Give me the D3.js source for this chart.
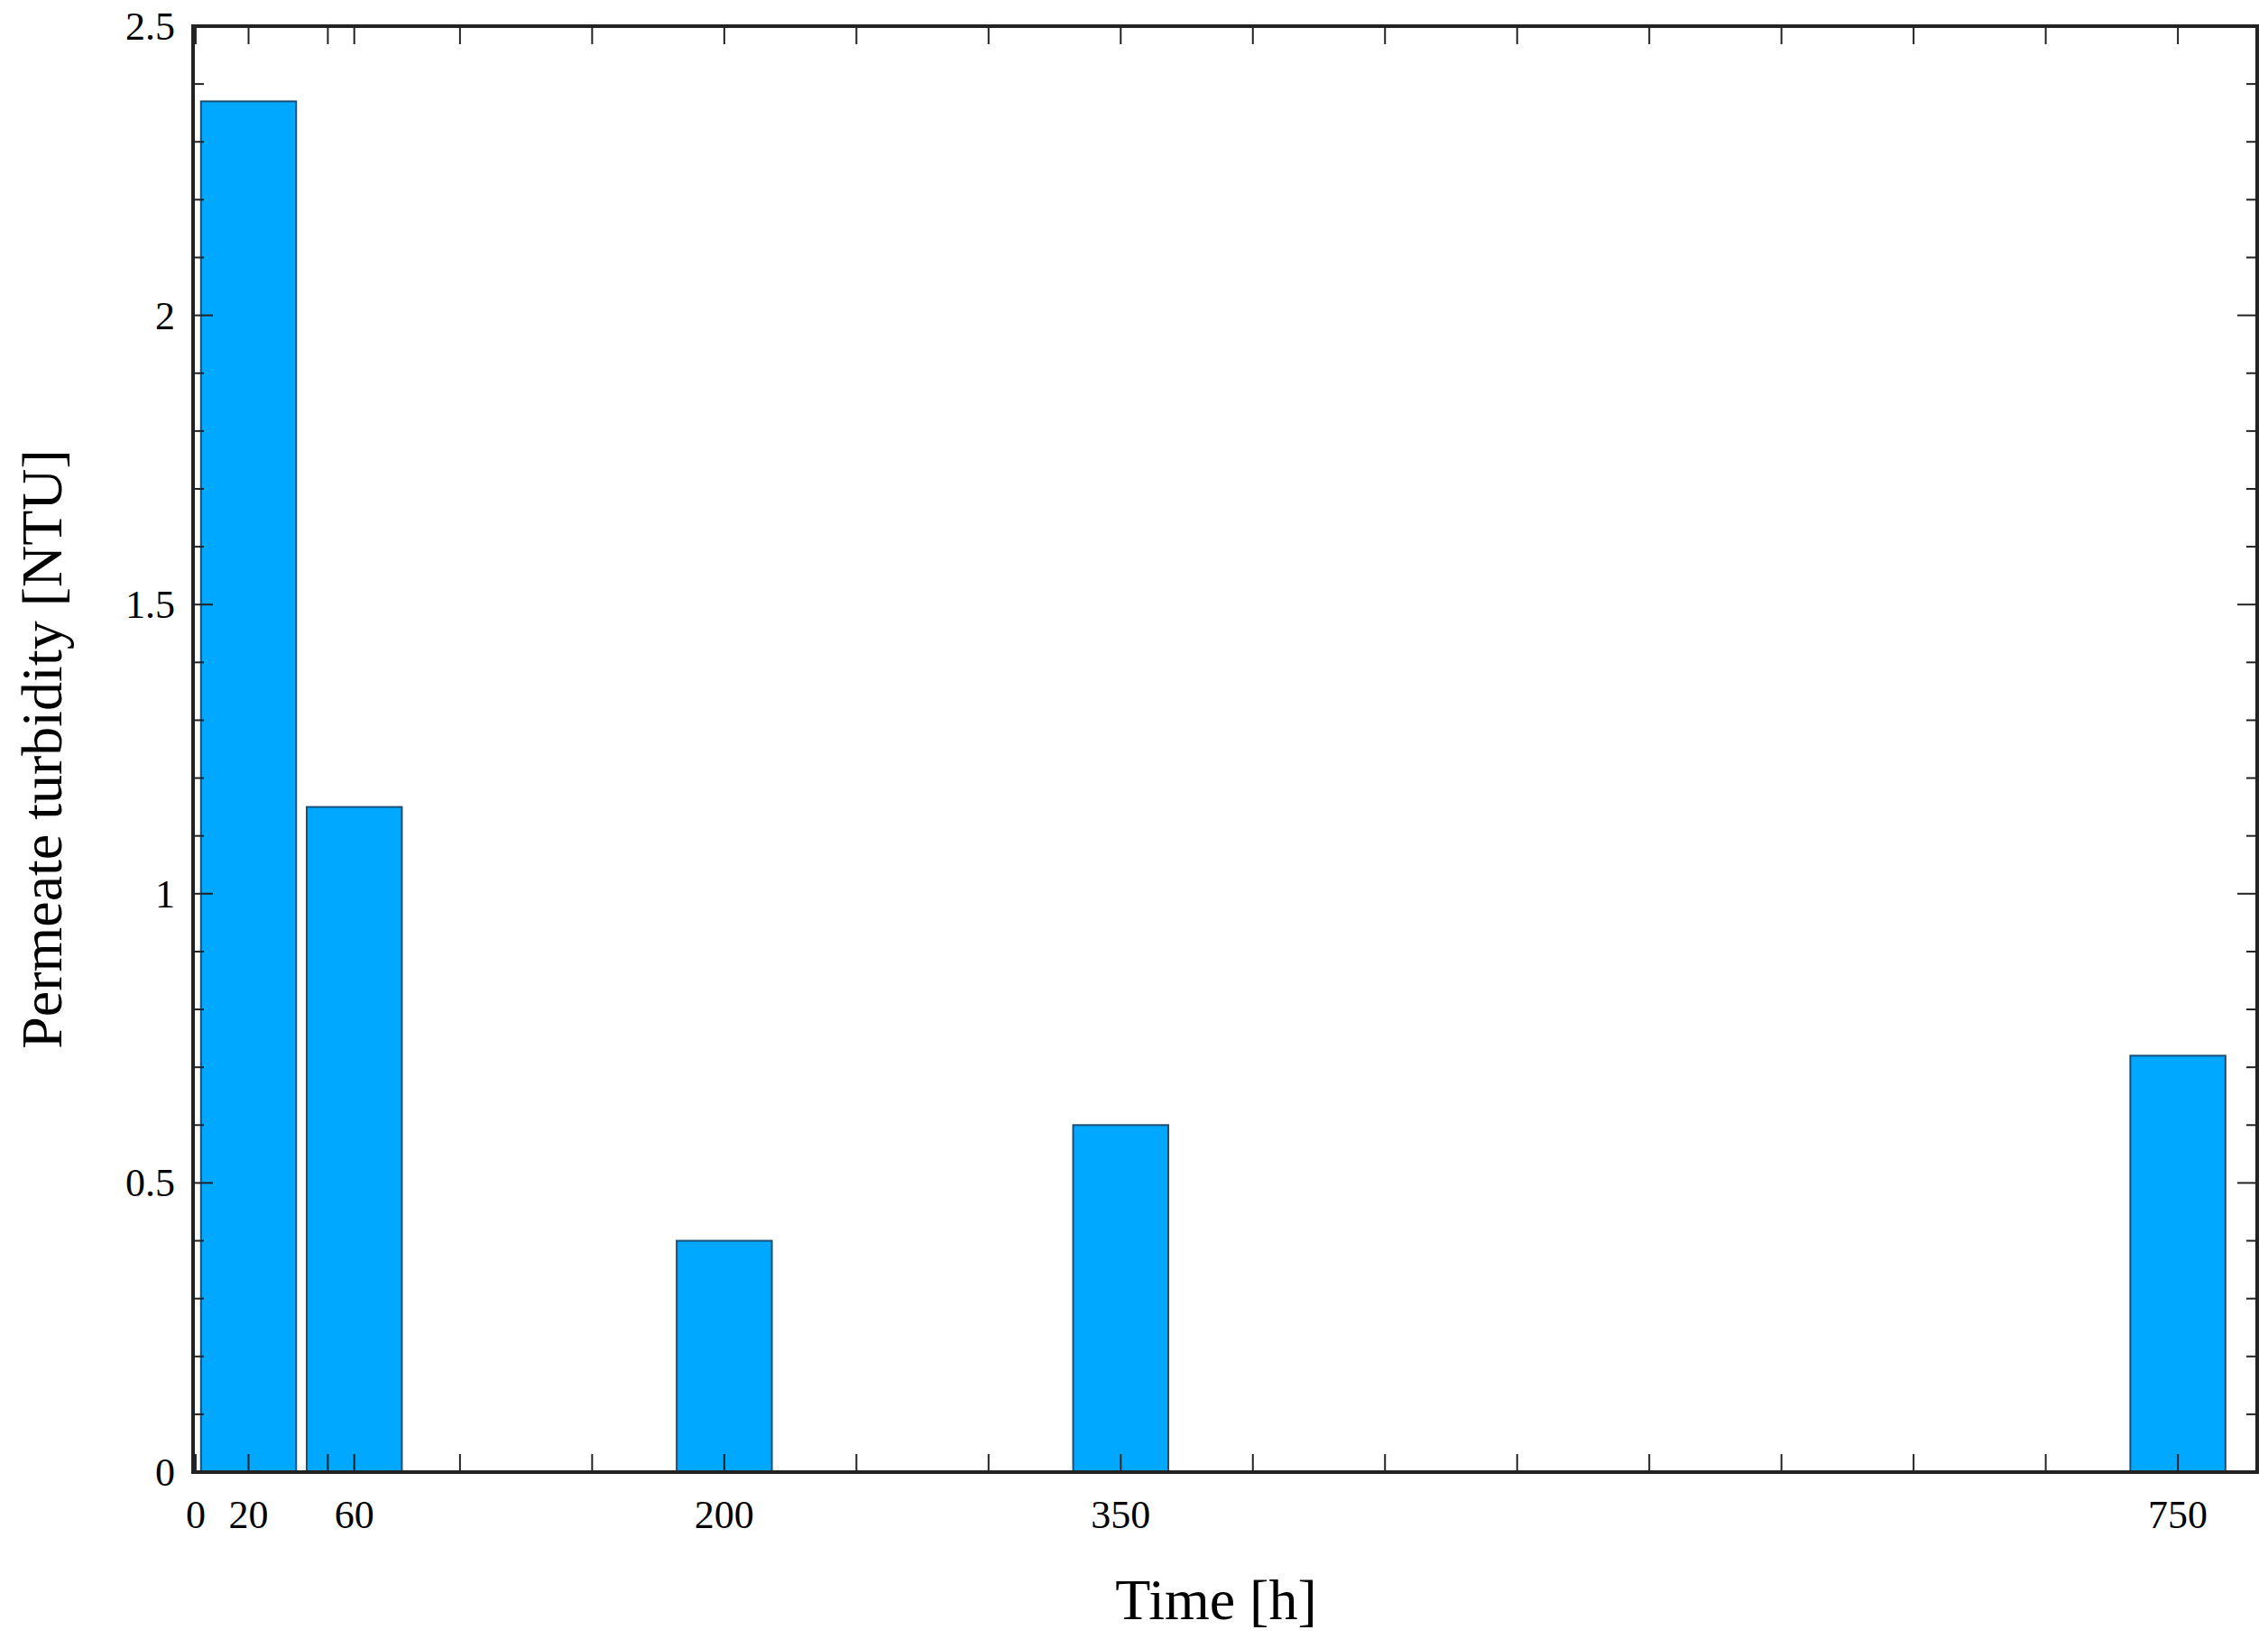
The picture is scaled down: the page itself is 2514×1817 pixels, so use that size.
<!DOCTYPE html>
<html>
<head>
<script src="https://cdnjs.cloudflare.com/ajax/libs/d3/7.8.5/d3.min.js"></script>
<style>body{margin:0;background:#fff}</style>
</head>
<body>
<div id="chart"></div>
<script>
var times = [20, 60, 200, 350, 750];
var turbidity = [2.37, 1.15, 0.40, 0.60, 0.72];
var xLabels = [0, 20, 60, 200, 350, 750];
var yLabels = [0, 0.5, 1, 1.5, 2, 2.5];

var W = 2514, H = 1817;
var m = {left: 214, right: 12, top: 29, bottom: 185};
var w = W - m.left - m.right, h = H - m.top - m.bottom;
var barW = 36;

var svg = d3.select("#chart").append("svg").attr("width", W).attr("height", H);
var g = svg.append("g").attr("transform", "translate(" + m.left + "," + m.top + ")");

var x = d3.scaleLinear().domain([-1, 780]).range([0, w]);
var y = d3.scaleLinear().domain([0, 2.5]).range([h, 0]);

g.selectAll("rect.bar").data(times).enter().append("rect")
  .attr("class", "bar")
  .attr("x", function(d){ return x(d - barW / 2); })
  .attr("width", function(d){ return x(barW) - x(0); })
  .attr("y", function(d, i){ return y(turbidity[i]); })
  .attr("height", function(d, i){ return h - y(turbidity[i]); })
  .attr("fill", "#00a8ff").attr("stroke", "#1a4f7a").attr("stroke-width", 2);

// ticks every 50 plus labelled values
var xTicks = d3.range(50, 780, 50).concat([0, 20, 60]);
var yMinor = d3.range(0, 2.51, 0.1);
var tk = g.append("g").attr("stroke", "#222").attr("stroke-width", 2);
xTicks.forEach(function(t){
  tk.append("line").attr("x1", x(t)).attr("x2", x(t)).attr("y1", h).attr("y2", h - 20);
  tk.append("line").attr("x1", x(t)).attr("x2", x(t)).attr("y1", 0).attr("y2", 20);
});
yMinor.forEach(function(t){
  var major = Math.abs(t * 2 - Math.round(t * 2)) < 1e-6;
  var len = major ? 22 : 12;
  tk.append("line").attr("x1", 0).attr("x2", len).attr("y1", y(t)).attr("y2", y(t));
  tk.append("line").attr("x1", w).attr("x2", w - len).attr("y1", y(t)).attr("y2", y(t));
});

g.append("rect").attr("width", w).attr("height", h)
  .attr("fill", "none").attr("stroke", "#222").attr("stroke-width", 4);

var font = "Liberation Serif, Times New Roman, serif";
g.selectAll("text.xl").data(xLabels).enter().append("text")
  .attr("x", function(d){ return x(d) + (d === 0 ? 0 : 0); })
  .attr("y", h + 62).attr("text-anchor", "middle")
  .attr("font-family", font).attr("font-size", 44)
  .text(function(d){ return d; });
g.selectAll("text.yl").data(yLabels).enter().append("text")
  .attr("x", -20).attr("y", function(d){ return y(d) + 15; })
  .attr("text-anchor", "end")
  .attr("font-family", font).attr("font-size", 44)
  .text(function(d){ return d; });

svg.append("text").attr("x", m.left + w / 2 - 10).attr("y", 1795)
  .attr("text-anchor", "middle").attr("font-family", font).attr("font-size", 64)
  .text("Time [h]");
svg.append("text").attr("transform", "translate(68," + (m.top + h / 2) + ") rotate(-90)")
  .attr("text-anchor", "middle").attr("font-family", font).attr("font-size", 64)
  .text("Permeate turbidity [NTU]");
</script>
</body>
</html>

++++++++++++++++++++

Leave the pictures out, and print every line of the listing exactly as written.

Give me the D3.js source for this chart.
The picture is scaled down: the page itself is 2514×1817 pixels, so use that size.
<!DOCTYPE html>
<html>
<head>
<script src="https://cdnjs.cloudflare.com/ajax/libs/d3/7.8.5/d3.min.js"></script>
<style>body{margin:0;background:#fff}</style>
</head>
<body>
<div id="chart"></div>
<script>
var times = [20, 60, 200, 350, 750];
var turbidity = [2.37, 1.15, 0.40, 0.60, 0.72];
var xLabels = [0, 20, 60, 200, 350, 750];
var yLabels = [0, 0.5, 1, 1.5, 2, 2.5];

var W = 2514, H = 1817;
var m = {left: 214, right: 12, top: 29, bottom: 185};
var w = W - m.left - m.right, h = H - m.top - m.bottom;
var barW = 36;

var svg = d3.select("#chart").append("svg").attr("width", W).attr("height", H);
var g = svg.append("g").attr("transform", "translate(" + m.left + "," + m.top + ")");

var x = d3.scaleLinear().domain([-1, 780]).range([0, w]);
var y = d3.scaleLinear().domain([0, 2.5]).range([h, 0]);

g.selectAll("rect.bar").data(times).enter().append("rect")
  .attr("class", "bar")
  .attr("x", function(d){ return x(d - barW / 2); })
  .attr("width", function(d){ return x(barW) - x(0); })
  .attr("y", function(d, i){ return y(turbidity[i]); })
  .attr("height", function(d, i){ return h - y(turbidity[i]); })
  .attr("fill", "#00a8ff").attr("stroke", "#1a4f7a").attr("stroke-width", 2);

// ticks every 50 plus labelled values
var xTicks = d3.range(50, 780, 50).concat([0, 20, 60]);
var yMinor = d3.range(0, 2.51, 0.1);
var tk = g.append("g").attr("stroke", "#222").attr("stroke-width", 2);
xTicks.forEach(function(t){
  tk.append("line").attr("x1", x(t)).attr("x2", x(t)).attr("y1", h).attr("y2", h - 20);
  tk.append("line").attr("x1", x(t)).attr("x2", x(t)).attr("y1", 0).attr("y2", 20);
});
yMinor.forEach(function(t){
  var major = Math.abs(t * 2 - Math.round(t * 2)) < 1e-6;
  var len = major ? 22 : 12;
  tk.append("line").attr("x1", 0).attr("x2", len).attr("y1", y(t)).attr("y2", y(t));
  tk.append("line").attr("x1", w).attr("x2", w - len).attr("y1", y(t)).attr("y2", y(t));
});

g.append("rect").attr("width", w).attr("height", h)
  .attr("fill", "none").attr("stroke", "#222").attr("stroke-width", 4);

var font = "Liberation Serif, Times New Roman, serif";
g.selectAll("text.xl").data(xLabels).enter().append("text")
  .attr("x", function(d){ return x(d) + (d === 0 ? 0 : 0); })
  .attr("y", h + 62).attr("text-anchor", "middle")
  .attr("font-family", font).attr("font-size", 44)
  .text(function(d){ return d; });
g.selectAll("text.yl").data(yLabels).enter().append("text")
  .attr("x", -20).attr("y", function(d){ return y(d) + 15; })
  .attr("text-anchor", "end")
  .attr("font-family", font).attr("font-size", 44)
  .text(function(d){ return d; });

svg.append("text").attr("x", m.left + w / 2 - 10).attr("y", 1795)
  .attr("text-anchor", "middle").attr("font-family", font).attr("font-size", 64)
  .text("Time [h]");
svg.append("text").attr("transform", "translate(68," + (m.top + h / 2) + ") rotate(-90)")
  .attr("text-anchor", "middle").attr("font-family", font).attr("font-size", 64)
  .text("Permeate turbidity [NTU]");
</script>
</body>
</html>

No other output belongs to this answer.